I got the call earlier this afternoon. As soon as I saw my mother’s number, I knew what she would say. My mom is more likely to text these days before she’ll call and she never calls at four in the afternoon. I wasn’t surprised when she told me that Mother died, but I can’t get the sound of her voice out of my head. The way she cleared her throat and simply told me she’d get back in touch when they knew anything else told me she was trying so hard to keep it together. It made me realize that my mom just lost her mom.
Of course, I’m sad as hell over this, but I have a few mixed feelings about the whole thing. A series of strokes finally left my grandmother bedridden and unable to care for herself with tubes going through unholy orifices in her body. She was on the highest end of the pain scale with a regular dose of morphine to manage the pain.
I’m just so relieved that I managed to make it home last month. I know that the last thing I ever said to her was I love you and she really tried to tell me the same thing even though her condition robbed her of her speech. It didn’t stop her from trying to tell me it was good to see me when I first arrived. My sisters let me put lotion on her arms and hands while we sat and visited. This is what I’m trying to remember right now.
I don’t think I can really describe how remarkable my grandmother was. She lived to see four generations come under her, the last three calling her Great Mother. She was our matriarch and it was tough seeing her in the nursing home in that condition. Part of me is glad that struggle is over for her, but I mostly want to see her sitting at home in her favorite rocking chair with a puzzle book and cigarette.
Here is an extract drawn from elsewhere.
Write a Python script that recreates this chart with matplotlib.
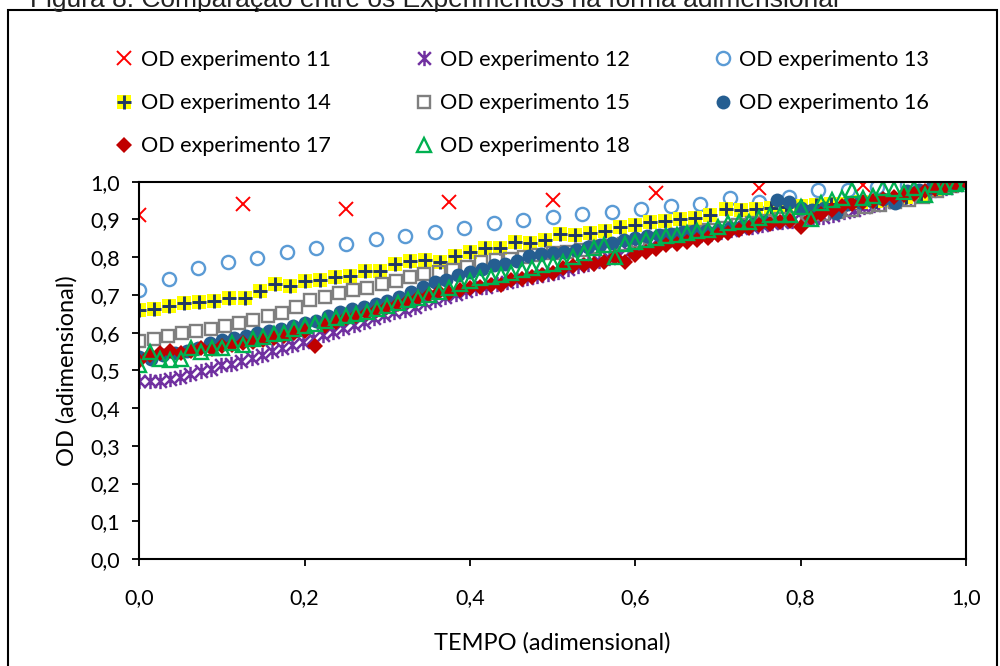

I know my family will get through this. Everyone is probably telling themselves the same thing I’m telling myself. We have to be glad she is no longer suffering. She did right by us for so long and I hope we gave a little bit of that back in the end when she needed it. I don’t know if I’ll make it home to be with my family for her funeral, but I’ll mourn with them and get it through my head that she’s truly gone from this world.
Personally, I hope I never disappointed her. She always believed I would come out alright in this world no matter what I did. I just have to work even harder now to make sure I make her proud like I always wanted. I wish she’d been here to see me finally make it, but I’ll keep going. I know she knows how much I love her and that I will keep her in my heart and memory for the rest of my life.